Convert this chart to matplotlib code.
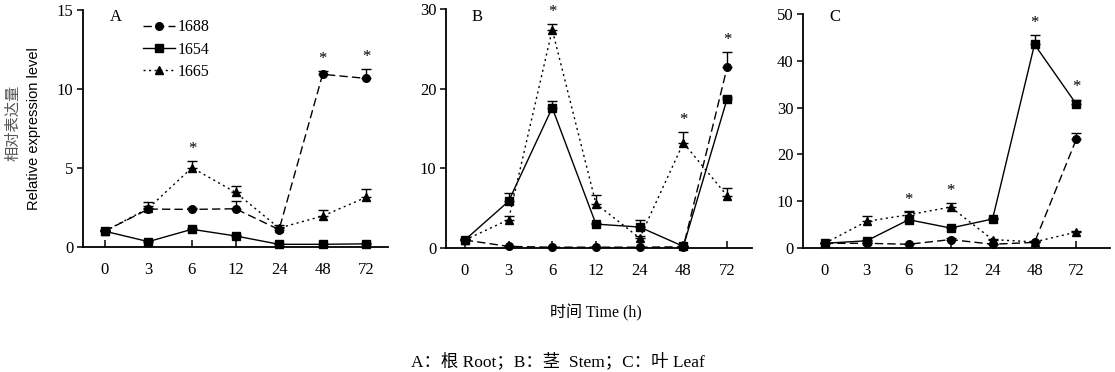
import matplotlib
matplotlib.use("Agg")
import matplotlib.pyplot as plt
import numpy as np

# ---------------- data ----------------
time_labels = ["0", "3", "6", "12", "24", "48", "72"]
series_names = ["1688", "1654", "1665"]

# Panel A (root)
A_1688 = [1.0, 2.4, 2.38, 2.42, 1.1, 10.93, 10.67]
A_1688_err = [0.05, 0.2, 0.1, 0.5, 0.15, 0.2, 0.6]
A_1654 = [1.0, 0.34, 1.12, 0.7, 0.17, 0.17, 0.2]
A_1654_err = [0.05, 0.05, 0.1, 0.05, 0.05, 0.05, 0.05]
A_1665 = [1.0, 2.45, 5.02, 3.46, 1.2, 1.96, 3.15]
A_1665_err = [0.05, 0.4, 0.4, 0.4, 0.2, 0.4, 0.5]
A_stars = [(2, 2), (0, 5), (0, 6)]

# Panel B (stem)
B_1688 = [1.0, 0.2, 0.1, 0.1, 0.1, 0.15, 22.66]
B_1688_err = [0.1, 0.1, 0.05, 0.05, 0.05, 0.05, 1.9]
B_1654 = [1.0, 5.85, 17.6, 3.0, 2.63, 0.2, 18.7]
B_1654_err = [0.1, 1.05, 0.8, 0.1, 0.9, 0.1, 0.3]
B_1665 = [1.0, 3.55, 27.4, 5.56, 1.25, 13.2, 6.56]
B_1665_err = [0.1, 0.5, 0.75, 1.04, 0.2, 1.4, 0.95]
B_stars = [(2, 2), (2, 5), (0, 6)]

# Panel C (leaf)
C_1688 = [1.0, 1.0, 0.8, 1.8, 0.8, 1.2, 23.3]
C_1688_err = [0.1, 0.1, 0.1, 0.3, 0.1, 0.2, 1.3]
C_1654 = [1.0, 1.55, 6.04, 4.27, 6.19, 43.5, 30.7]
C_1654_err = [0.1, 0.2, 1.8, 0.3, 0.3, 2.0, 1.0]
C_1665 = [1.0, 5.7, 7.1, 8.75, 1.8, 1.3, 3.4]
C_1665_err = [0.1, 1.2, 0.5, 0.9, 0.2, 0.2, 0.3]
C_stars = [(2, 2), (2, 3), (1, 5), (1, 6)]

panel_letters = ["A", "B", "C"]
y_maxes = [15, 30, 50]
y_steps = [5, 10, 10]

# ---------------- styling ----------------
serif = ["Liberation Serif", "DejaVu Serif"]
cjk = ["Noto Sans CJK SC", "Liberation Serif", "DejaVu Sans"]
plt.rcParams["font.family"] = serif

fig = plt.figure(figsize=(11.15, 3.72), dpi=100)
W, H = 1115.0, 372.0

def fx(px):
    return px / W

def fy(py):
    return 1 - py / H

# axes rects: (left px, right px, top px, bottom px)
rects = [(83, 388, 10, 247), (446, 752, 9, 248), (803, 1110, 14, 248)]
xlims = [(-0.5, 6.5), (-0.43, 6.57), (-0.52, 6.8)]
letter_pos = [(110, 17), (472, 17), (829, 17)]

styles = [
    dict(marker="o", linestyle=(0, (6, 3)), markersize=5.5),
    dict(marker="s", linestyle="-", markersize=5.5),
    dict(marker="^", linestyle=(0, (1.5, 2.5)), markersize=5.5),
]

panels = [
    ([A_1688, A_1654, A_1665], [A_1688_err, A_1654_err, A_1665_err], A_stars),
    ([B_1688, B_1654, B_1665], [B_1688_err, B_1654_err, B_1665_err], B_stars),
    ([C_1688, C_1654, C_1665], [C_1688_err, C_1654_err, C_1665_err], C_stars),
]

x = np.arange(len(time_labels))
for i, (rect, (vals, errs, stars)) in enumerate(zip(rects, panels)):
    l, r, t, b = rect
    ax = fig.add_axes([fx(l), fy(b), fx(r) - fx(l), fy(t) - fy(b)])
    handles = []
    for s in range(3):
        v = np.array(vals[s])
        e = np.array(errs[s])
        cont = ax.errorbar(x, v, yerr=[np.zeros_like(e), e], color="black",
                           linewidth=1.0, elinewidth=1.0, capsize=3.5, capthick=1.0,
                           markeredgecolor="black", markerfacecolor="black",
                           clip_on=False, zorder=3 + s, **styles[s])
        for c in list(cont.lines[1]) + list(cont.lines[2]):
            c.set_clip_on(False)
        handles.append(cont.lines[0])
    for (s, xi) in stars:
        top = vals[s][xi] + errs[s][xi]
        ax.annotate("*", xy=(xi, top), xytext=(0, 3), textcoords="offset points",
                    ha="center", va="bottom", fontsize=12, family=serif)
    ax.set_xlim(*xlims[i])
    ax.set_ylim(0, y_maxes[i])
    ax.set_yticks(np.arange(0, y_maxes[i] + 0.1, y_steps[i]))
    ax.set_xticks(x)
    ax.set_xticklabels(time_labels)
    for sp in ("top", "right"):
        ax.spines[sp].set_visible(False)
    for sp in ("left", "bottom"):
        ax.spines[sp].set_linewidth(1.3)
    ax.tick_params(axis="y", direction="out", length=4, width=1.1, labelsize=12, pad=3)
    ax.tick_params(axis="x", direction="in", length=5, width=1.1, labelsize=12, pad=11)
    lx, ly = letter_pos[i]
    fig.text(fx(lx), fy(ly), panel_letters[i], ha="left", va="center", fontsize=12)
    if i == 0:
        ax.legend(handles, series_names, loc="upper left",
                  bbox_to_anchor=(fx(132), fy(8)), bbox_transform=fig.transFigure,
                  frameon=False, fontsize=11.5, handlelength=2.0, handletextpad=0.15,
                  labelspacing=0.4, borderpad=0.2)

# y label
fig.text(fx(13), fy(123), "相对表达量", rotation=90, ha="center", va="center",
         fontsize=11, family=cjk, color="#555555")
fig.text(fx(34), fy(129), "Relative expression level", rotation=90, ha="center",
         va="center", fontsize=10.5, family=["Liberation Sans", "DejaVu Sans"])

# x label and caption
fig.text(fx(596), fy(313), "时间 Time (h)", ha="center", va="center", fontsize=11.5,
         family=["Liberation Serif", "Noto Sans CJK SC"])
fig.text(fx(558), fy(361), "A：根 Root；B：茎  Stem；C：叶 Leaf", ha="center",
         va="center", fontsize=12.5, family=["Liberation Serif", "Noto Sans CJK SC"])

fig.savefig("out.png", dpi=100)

...

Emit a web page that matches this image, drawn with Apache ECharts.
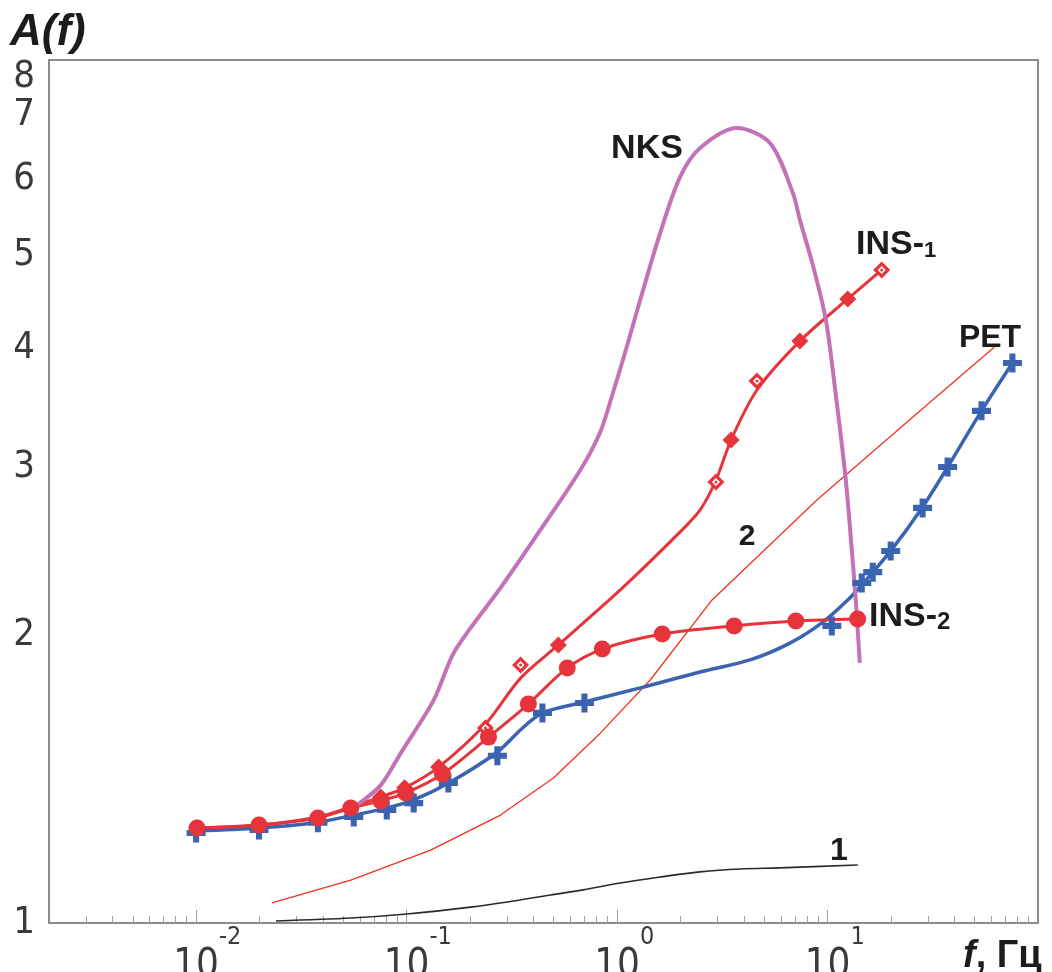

DIRECTIVE
Reproduce exactly the lines above starting at the line containing "Convert this chart to matplotlib code." and ending at the line containing "A_stars = [(2, 2), (0, 5), (0, 6)]", including both, but not the pictures.

REPLY
Convert this chart to matplotlib code.
import matplotlib
matplotlib.use("Agg")
import matplotlib.pyplot as plt
import numpy as np

# ---------------- data ----------------
time_labels = ["0", "3", "6", "12", "24", "48", "72"]
series_names = ["1688", "1654", "1665"]

# Panel A (root)
A_1688 = [1.0, 2.4, 2.38, 2.42, 1.1, 10.93, 10.67]
A_1688_err = [0.05, 0.2, 0.1, 0.5, 0.15, 0.2, 0.6]
A_1654 = [1.0, 0.34, 1.12, 0.7, 0.17, 0.17, 0.2]
A_1654_err = [0.05, 0.05, 0.1, 0.05, 0.05, 0.05, 0.05]
A_1665 = [1.0, 2.45, 5.02, 3.46, 1.2, 1.96, 3.15]
A_1665_err = [0.05, 0.4, 0.4, 0.4, 0.2, 0.4, 0.5]
A_stars = [(2, 2), (0, 5), (0, 6)]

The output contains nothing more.